What's Brewing
September 8, 2017
Sept 8th | Wet Hop Collab Update, Common Crown & Northern Girls Hops
Inside the hop cone is where the magic of the hop is found, the lupulin glands. Lupulin glands contain the resins and oils most brews are looking for when making beer. Although a multitude of chemicals are present in these glands, the three main ones are alpha and beta acids, along with essential oils.

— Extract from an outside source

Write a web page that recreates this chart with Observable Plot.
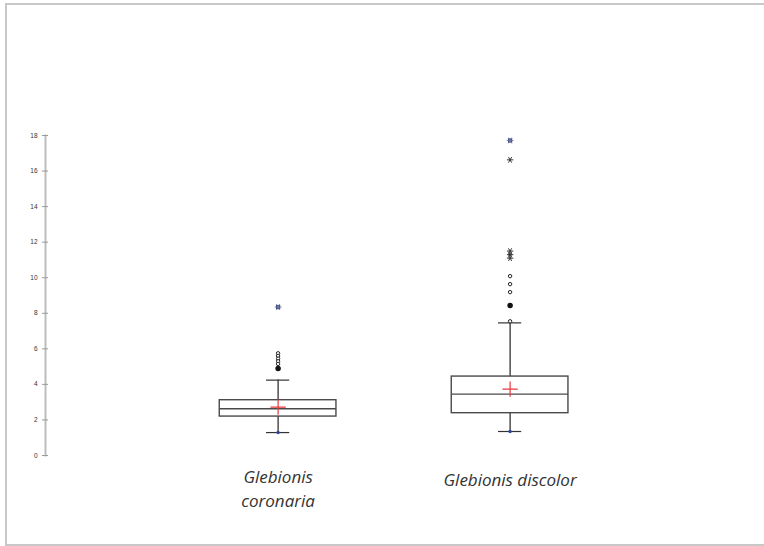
<!DOCTYPE html>
<html>
<head>
<meta charset="utf-8">
<script src="https://cdn.jsdelivr.net/npm/d3@7"></script>
<script src="https://cdn.jsdelivr.net/npm/@observablehq/plot@0.6"></script>
<style>
  html, body { margin: 0; padding: 0; background: #fff; overflow: hidden; }
  #wrap { position: relative; width: 764px; height: 546px; }
  #border { position: absolute; left: 5px; top: 3px; width: 800px; height: 539px; border: 2px solid #c8c8c8; box-sizing: content-box; }
  #chart { position: absolute; left: 0; top: 0; }
</style>
</head>
<body>
<div id="wrap"><div id="border"></div><div id="chart"></div></div>
<script>
// ---- data ----
const categories = ["Glebionis\ncoronaria", "Glebionis discolor"];
const q1 = [2.19, 2.38];
const median = [2.63, 3.45];
const q3 = [3.11, 4.44];
const mean = [2.72, 3.73];
const whiskerLow = [1.29, 1.35];
const whiskerHigh = [4.24, 7.46];
const yTicks = [0, 2, 4, 6, 8, 10, 12, 14, 16, 18];

// outliers: category index, value, kind (open circle, filled circle, star, blue star = max)
const outlierCat   = [0, 0, 0, 0, 0, 0, 0,     1, 1, 1, 1, 1, 1, 1, 1, 1, 1];
const outlierValue = [5.75, 5.6, 5.45, 5.3, 5.15, 4.9, 8.35,
                      7.55, 8.44, 9.19, 9.64, 10.09, 11.1, 11.3, 11.5, 16.63, 17.72];
const outlierKind  = ["open","open","open","open","open","filled","max",
                      "open","filled","open","open","open","star","star","star","star","max"];

// ---- build tables ----
const boxes = categories.map((c, i) => ({
  i, name: c, q1: q1[i], median: median[i], q3: q3[i], mean: mean[i],
  lo: whiskerLow[i], hi: whiskerHigh[i]
}));
const outliers = outlierValue.map((v, k) => ({ i: outlierCat[k], v, kind: outlierKind[k] }));

const half = 0.2515;   // half box width in x units
const cap = 0.05;      // half whisker-cap width

const plot = Plot.plot({
  width: 764,
  height: 546,
  marginLeft: 45,
  marginRight: 24,
  marginTop: 135,
  marginBottom: 91,
  style: { background: "transparent", fontFamily: "Arial, sans-serif" },
  x: { domain: [0, 1], range: [277.6, 509.6], axis: null },
  y: { domain: [0, 18], axis: null },
  marks: [
    Plot.frame({ anchor: "left", stroke: "#bdbdbd", strokeWidth: 2 }),
    Plot.axisY({ ticks: yTicks, tickSize: 6, dx: 3, tickPadding: 5, fontSize: 6.5, stroke: "#9a9a9a", fill: "#333", tickFormat: d => d }),
    // whiskers
    Plot.ruleX(boxes, { x: "i", y1: "q3", y2: "hi", stroke: "#222", strokeWidth: 1.2 }),
    Plot.ruleX(boxes, { x: "i", y1: "lo", y2: "q1", stroke: "#222", strokeWidth: 1.2 }),
    Plot.ruleY(boxes, { y: "hi", x1: d => d.i - cap, x2: d => d.i + cap, stroke: "#333", strokeWidth: 1.2 }),
    Plot.ruleY(boxes, { y: "lo", x1: d => d.i - cap, x2: d => d.i + cap, stroke: "#333", strokeWidth: 1.2 }),
    // boxes
    Plot.rect(boxes, { x1: d => d.i - half, x2: d => d.i + half, y1: "q1", y2: "q3", fill: "white", stroke: "#4a4a4a", strokeWidth: 1.4 }),
    Plot.ruleY(boxes, { y: "median", x1: d => d.i - half, x2: d => d.i + half, stroke: "#4a4a4a", strokeWidth: 1.4 }),
    // mean
    Plot.dot(boxes, { x: "i", y: "mean", symbol: "plus", r: 5, stroke: "#e8383d", strokeWidth: 1.2 }),
    // minimum marker
    Plot.dot(boxes, { x: "i", y: "lo", symbol: "circle", r: 1.7, fill: "#2c45a0", stroke: "none" }),
    // outliers
    Plot.dot(outliers.filter(d => d.kind === "open"), { x: "i", y: "v", r: 1.7, fill: "white", stroke: "#222", strokeWidth: 1 }),
    Plot.dot(outliers.filter(d => d.kind === "filled"), { x: "i", y: "v", r: 2, fill: "#111", stroke: "#111" }),
    Plot.dot(outliers.filter(d => d.kind === "star"), { x: "i", y: "v", symbol: "asterisk", rotate: 90, r: 3, stroke: "#333", strokeWidth: 1 }),
    Plot.dot(outliers.filter(d => d.kind === "max"), { x: "i", y: "v", symbol: "square", r: 2.4, fill: "#2c45a0", stroke: "none" }),
    Plot.dot(outliers.filter(d => d.kind === "max"), { x: "i", y: "v", symbol: "asterisk", rotate: 90, r: 3.2, stroke: "#7a7a8a", strokeWidth: 0.9 }),
    // category labels
    Plot.text(boxes.filter(d => d.i === 0), { x: "i", text: "name", frameAnchor: "bottom", lineAnchor: "top", dy: 10, lineHeight: 1.42,
      fontSize: 17, fontStyle: "italic", fontFamily: "Open Sans", fill: "#333" }),
    Plot.text(boxes.filter(d => d.i === 1), { x: "i", text: "name", frameAnchor: "bottom", lineAnchor: "top", dy: 18,
      fontSize: 17, fontStyle: "italic", fontFamily: "Open Sans", fill: "#333" })
  ]
});
document.getElementById("chart").appendChild(plot);
</script>
</body>
</html>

Sept. 8th update from the hop yard via Catherine Smith, Co-Owner, Director of Northern Girls Hopyard:
“Here in the Hopyard harvest is ON! I’m catching a couple quick minutes to post an update while we get this mornings cut bines transferred over to the thrashing machine. Today we are completing harvest on the early maturing varieties. The crew is excellent, so grateful for their help! The Cascades have a ways to go yet. If they could talk these C-hops would say it’s been perfect weather. They’re maturing well and earlier than previous years. All looking on track for excellent 2017 cascade quality and yield. Got to go – harvest energy continues!”
Northern Girls Hopyard crew harvesting early hops – getting their mojo on for the big cascade yield coming up!
Thumbs up from the thresher. A harvest crew’s challenge is to keep awake with lupulin dust in the air released from the cones during hop bine threshing. We aim to keep all that flavouring lupulin in the cone from harvest to brew kettle! The thresher person adjusts the speed of the spinning threshing fingers on the machine to reduce cone shattering and flying lupulin. But there’s always a little of the golden yellow pixie dust in the air that can make a person ‘loopy’, a comfortable sleepy relaxation that sets in and just makes you want to curl up next to the dog on the thresher floor and close your eyes for a wee bit.
A Dogs life. Xola sleeping on the harvester floor while everyone is hard at work.